╔══
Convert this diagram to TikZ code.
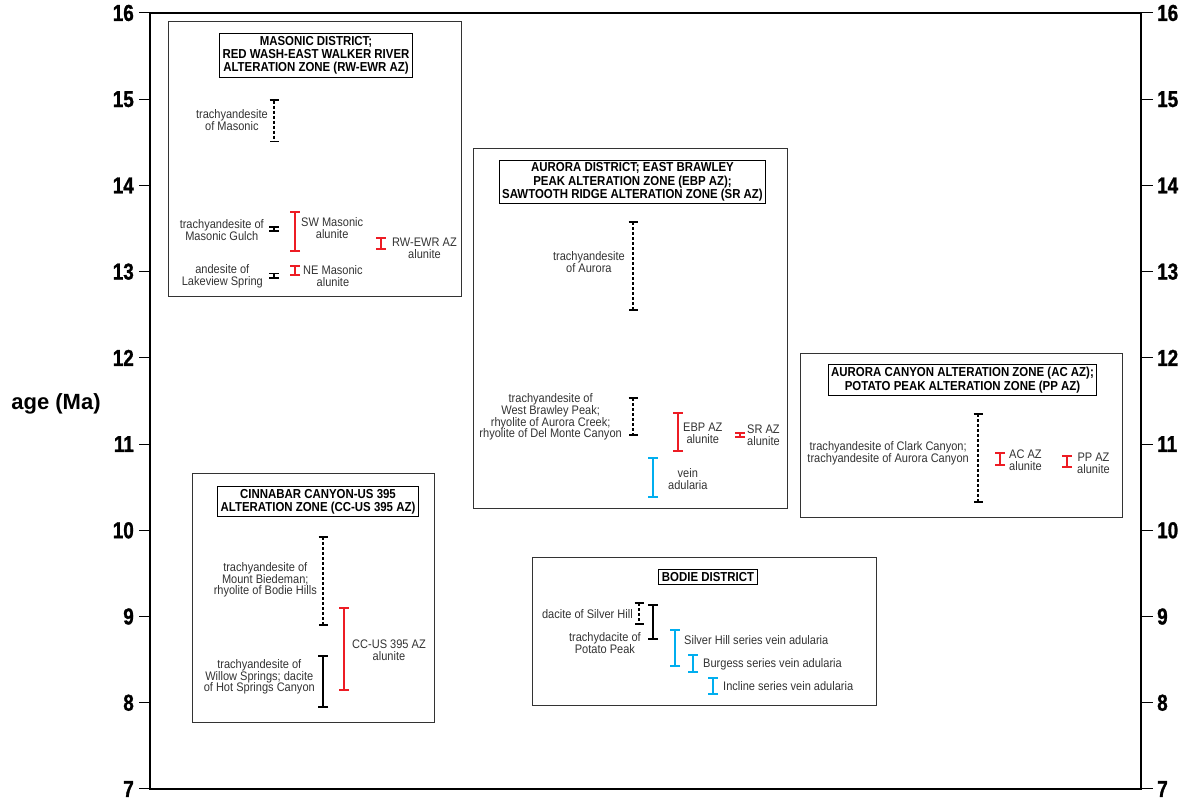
\documentclass[tikz,border=0pt]{standalone}
\usepackage{fontspec}
\setmainfont{Liberation Sans}
\newfontfamily\lblfont{Liberation Sans}[FakeStretch=0.89]
\newfontfamily\headfont{Liberation Sans}[FakeStretch=0.88]
\newfontfamily\numfont{Liberation Sans}[FakeStretch=0.82,FakeBold=1.2]
\usetikzlibrary{arrows.meta}
\definecolor{alured}{RGB}{237,28,36}
\definecolor{adublue}{RGB}{0,174,239}

\begin{document}
\begin{tikzpicture}[x=1pt,y=86.22pt,
        lbl/.style={font=\lblfont\fontsize{12.4}{11.8}\selectfont, text=black!80, align=center, inner sep=0pt},
        head/.style={draw, line width=0.9pt, font=\headfont\bfseries\fontsize{13}{13.3}\selectfont, align=center, inner xsep=3pt, inner ysep=2.5pt},
        panel/.style={draw=black!80, line width=0.8pt},
        numlbl/.style={font=\numfont\bfseries\fontsize{23}{23}\selectfont, inner sep=0pt},
        agebar/.style={line width=1.8pt, {Bar[width=10pt]}-{Bar[width=10pt]}},
        dashbar/.style={line width=1.2pt, dash pattern=on 3pt off 2pt, {Bar[width=9pt,line width=1.8pt]}-{Bar[width=9pt,line width=1.8pt]}}]
        \useasboundingbox (0,6.8837) rectangle (1189,16.1508);

        % Frame and age axes
        \draw[line width=1.6pt] (150,7) rectangle (1141,16);
        \foreach \a in {7,...,16} {
            \draw[line width=1pt] (139,\a) -- (150,\a);
            \draw[line width=1pt] (1141,\a) -- (1153,\a);
            \node[numlbl, anchor=east] (lt\a) at (134,\a) {\a};
            \node[numlbl, anchor=west] (rt\a) at (1157,\a) {\a};
        }
        \node[font=\bfseries\fontsize{22}{22}\selectfont] (agelbl) at (56,11.47) {age (Ma)};

        % Masonic district
        \draw[panel] (168,15.907) rectangle (461,12.718);
        \node[head] (masonichead) at (316,15.507) {MASONIC DISTRICT;\\RED WASH-EAST WALKER RIVER\\ALTERATION ZONE (RW-EWR AZ)};
        \draw[dashbar] (274,15.0) -- (274,14.5);
        \draw[agebar] (274,13.53) -- (274,13.46);
        \draw[agebar] (274,12.99) -- (274,12.92);
        \draw[agebar, alured] (295,13.70) -- (295,13.228);
        \draw[agebar, alured] (295,13.077) -- (295,12.95);
        \draw[agebar, alured] (381,13.40) -- (381,13.25);
        \node[lbl, anchor=east] (masonic) at (268,14.76) {trachyandesite\\of Masonic};
        \node[lbl, anchor=east] (gulch) at (264,13.48) {trachyandesite of\\Masonic Gulch};
        \node[lbl, anchor=east] (lakeview) at (263,12.95) {andesite of\\Lakeview Spring};
        \node[lbl, anchor=west] (swalu) at (301,13.51) {SW Masonic\\alunite};
        \node[lbl, anchor=west] (nealu) at (303,12.95) {NE Masonic\\alunite};
        \node[lbl, anchor=west] (rwalu) at (392,13.27) {RW-EWR AZ\\alunite};

        % Aurora district
        \draw[panel] (473,14.434) rectangle (787,10.259);
        \node[head] (aurorahead) at (632.5,14.04) {AURORA DISTRICT; EAST BRAWLEY\\PEAK ALTERATION ZONE (EBP AZ);\\SAWTOOTH RIDGE ALTERATION ZONE (SR AZ)};
        \draw[dashbar] (633,13.588) -- (633,12.544);
        \draw[dashbar] (633,11.546) -- (633,11.094);
        \draw[agebar, alured] (678,11.372) -- (678,10.908);
        \draw[agebar, alured] (740,11.14) -- (740,11.07);
        \draw[agebar, adublue] (653,10.85) -- (653,10.375);
        \node[lbl, anchor=east] (aurora) at (625,13.112) {trachyandesite\\of Aurora};
        \node[lbl, anchor=east] (brawley) at (622,11.314) {trachyandesite of\\West Brawley Peak;\\rhyolite of Aurora Creek;\\rhyolite of Del Monte Canyon};
        \node[lbl, anchor=west] (ebpalu) at (683,11.125) {EBP AZ\\alunite};
        \node[lbl, anchor=west] (sralu) at (747,11.10) {SR AZ\\alunite};
        \node[lbl, anchor=west] (veinadu) at (668,10.59) {vein\\adularia};

        % Aurora Canyon and Potato Peak
        \draw[panel] (800,12.057) rectangle (1122,10.155);
        \node[head] (acpphead) at (962.5,11.743) {AURORA CANYON ALTERATION ZONE (AC AZ);\\POTATO PEAK ALTERATION ZONE (PP AZ)};
        \draw[dashbar] (978,11.361) -- (978,10.317);
        \draw[agebar, alured] (1000,10.908) -- (1000,10.746);
        \draw[agebar, alured] (1067,10.874) -- (1067,10.723);
        \node[lbl, anchor=east] (clark) at (969,10.891) {trachyandesite of Clark Canyon;\\trachyandesite of Aurora Canyon};
        \node[lbl, anchor=west] (acalu) at (1009,10.81) {AC AZ\\alunite};
        \node[lbl, anchor=west] (ppalu) at (1077,10.781) {PP AZ\\alunite};

        % Cinnabar Canyon-US 395
        \draw[panel] (192,10.665) rectangle (434,7.777);
        \node[head] (cchead) at (318,10.334) {CINNABAR CANYON-US 395\\ALTERATION ZONE (CC-US 395 AZ)};
        \draw[dashbar] (323,9.934) -- (323,8.890);
        \draw[agebar, alured] (344,9.111) -- (344,8.136);
        \draw[agebar] (323,8.554) -- (323,7.939);
        \node[lbl, anchor=east] (biedeman) at (317,9.424) {trachyandesite of\\Mount Biedeman;\\rhyolite of Bodie Hills};
        \node[lbl, anchor=west] (ccalu) at (352,8.612) {CC-US 395 AZ\\alunite};
        \node[lbl, anchor=east] (willow) at (315,8.299) {trachyandesite of\\Willow Springs; dacite\\of Hot Springs Canyon};

        % Bodie district
        \draw[panel] (532,9.690) rectangle (876,7.974);
        \node[head] (bodiehead) at (708,9.459) {BODIE DISTRICT};
        \draw[dashbar] (639,9.169) -- (639,8.902);
        \draw[agebar] (653,9.146) -- (653,8.728);
        \draw[agebar, adublue] (675,8.856) -- (675,8.415);
        \draw[agebar, adublue] (693,8.566) -- (693,8.345);
        \draw[agebar, adublue] (713,8.299) -- (713,8.09);
        \node[lbl, anchor=east] (silverhill) at (633,9.03) {dacite of Silver Hill};
        \node[lbl, anchor=east] (potato) at (641,8.693) {trachydacite of\\Potato Peak};
        \node[lbl, anchor=west] (shadu) at (684,8.728) {Silver Hill series vein adularia};
        \node[lbl, anchor=west] (burgadu) at (703,8.45) {Burgess series vein adularia};
        \node[lbl, anchor=west] (incadu) at (723,8.194) {Incline series vein adularia};
\end{tikzpicture}
\end{document}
╚══
_WORK TO BE COMPLETED:_ Only the lines from the top of the data through the line with "(agelbl) at (56,11.47)" should be quoted, exactly and with both ends kept; skip the pictures.

_RESULT BELOW:_
Convert this diagram to TikZ code.
\documentclass[tikz,border=0pt]{standalone}
\usepackage{fontspec}
\setmainfont{Liberation Sans}
\newfontfamily\lblfont{Liberation Sans}[FakeStretch=0.89]
\newfontfamily\headfont{Liberation Sans}[FakeStretch=0.88]
\newfontfamily\numfont{Liberation Sans}[FakeStretch=0.82,FakeBold=1.2]
\usetikzlibrary{arrows.meta}
\definecolor{alured}{RGB}{237,28,36}
\definecolor{adublue}{RGB}{0,174,239}

\begin{document}
\begin{tikzpicture}[x=1pt,y=86.22pt,
        lbl/.style={font=\lblfont\fontsize{12.4}{11.8}\selectfont, text=black!80, align=center, inner sep=0pt},
        head/.style={draw, line width=0.9pt, font=\headfont\bfseries\fontsize{13}{13.3}\selectfont, align=center, inner xsep=3pt, inner ysep=2.5pt},
        panel/.style={draw=black!80, line width=0.8pt},
        numlbl/.style={font=\numfont\bfseries\fontsize{23}{23}\selectfont, inner sep=0pt},
        agebar/.style={line width=1.8pt, {Bar[width=10pt]}-{Bar[width=10pt]}},
        dashbar/.style={line width=1.2pt, dash pattern=on 3pt off 2pt, {Bar[width=9pt,line width=1.8pt]}-{Bar[width=9pt,line width=1.8pt]}}]
        \useasboundingbox (0,6.8837) rectangle (1189,16.1508);

        % Frame and age axes
        \draw[line width=1.6pt] (150,7) rectangle (1141,16);
        \foreach \a in {7,...,16} {
            \draw[line width=1pt] (139,\a) -- (150,\a);
            \draw[line width=1pt] (1141,\a) -- (1153,\a);
            \node[numlbl, anchor=east] (lt\a) at (134,\a) {\a};
            \node[numlbl, anchor=west] (rt\a) at (1157,\a) {\a};
        }
        \node[font=\bfseries\fontsize{22}{22}\selectfont] (agelbl) at (56,11.47) {age (Ma)};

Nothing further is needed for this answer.